Butowsky Seeks Dismissal in Democrat Death Story Suit
A financial advisor wants the courts to dismiss a lawsuit alleging his involvement in a Fox News story about the murder of Democratic National Committee staffer Seth Rich, CNN reports.
Last month Fox News contributor Rod Wheeler filed a lawsuit alleging financial advisor Ed Butowsky was involved in a concocted story Fox News ran in May which fabricated quotes attributed to Wheeler, according to CNN. The story has since been retracted by Fox News.
Wheeler, whom Butowsky apparently hired to investigate Rich’s death, alleges in his suit that the goal of the article was to discredit the previously reported connection U.S. intelligence agencies have drawn between Russian hackers and the WikiLeaks release of DNC emails during the 2016 U.S. presidential campaign. Those leaks were thought by many Hillary Clinton supporters to have hurt her chances at becoming president.
Butowsky says in his motion that Wheeler’s suit is "overloaded with sensationalistic allegations" and "alarmingly vague as to what precisely is allegedly false or defamatory about the statements at issue,” according to the suit filed in the U.S. District Court in the Southern District of New York and cited by CNN.

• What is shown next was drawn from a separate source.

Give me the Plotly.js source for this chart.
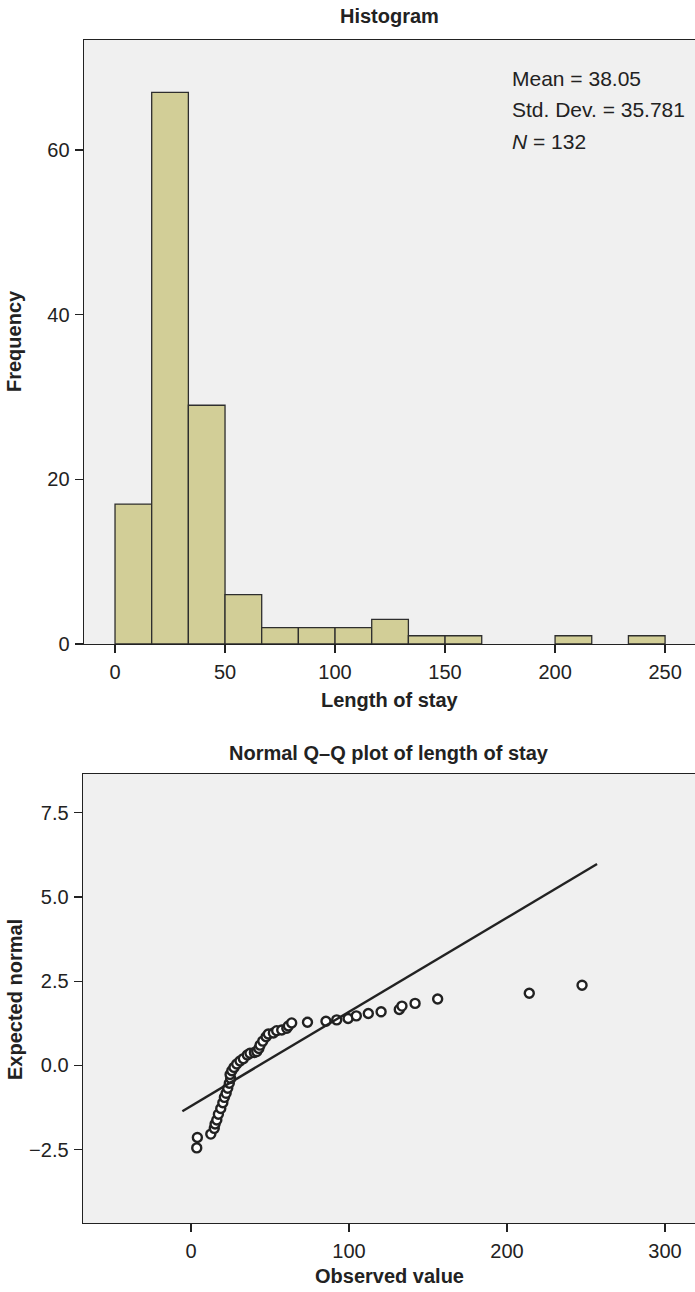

Butowsky is the managing partner at wealth management firm Chapwood Investments, which he founded in 2005, according to his website. He also dubs himself a “Fox News Financial Advisor” and has appeared on the news channel about a dozen times this year already, according to the website.
Wheeler, meanwhile, also sued the Fox News Channel, 21st Century Fox and Fox News reporter Malia Zimmerman, alleging the story was created with the help of President Donald Trump’s White House, according to CNN.
Fox News has also asked the same court to dismiss Wheeler’s case, countering that Wheeler gave them “tacit approval” after seeing drafts of the story with the allegedly fabricated quotes, CNN reports. Wheeler’s lawyer tells CNN there’s no proof that Wheeler approved the quotes.
Last month Butowsky told FA-IQ that he was taking measures to quiet the concerns that some of his wealth management clients had over the suit.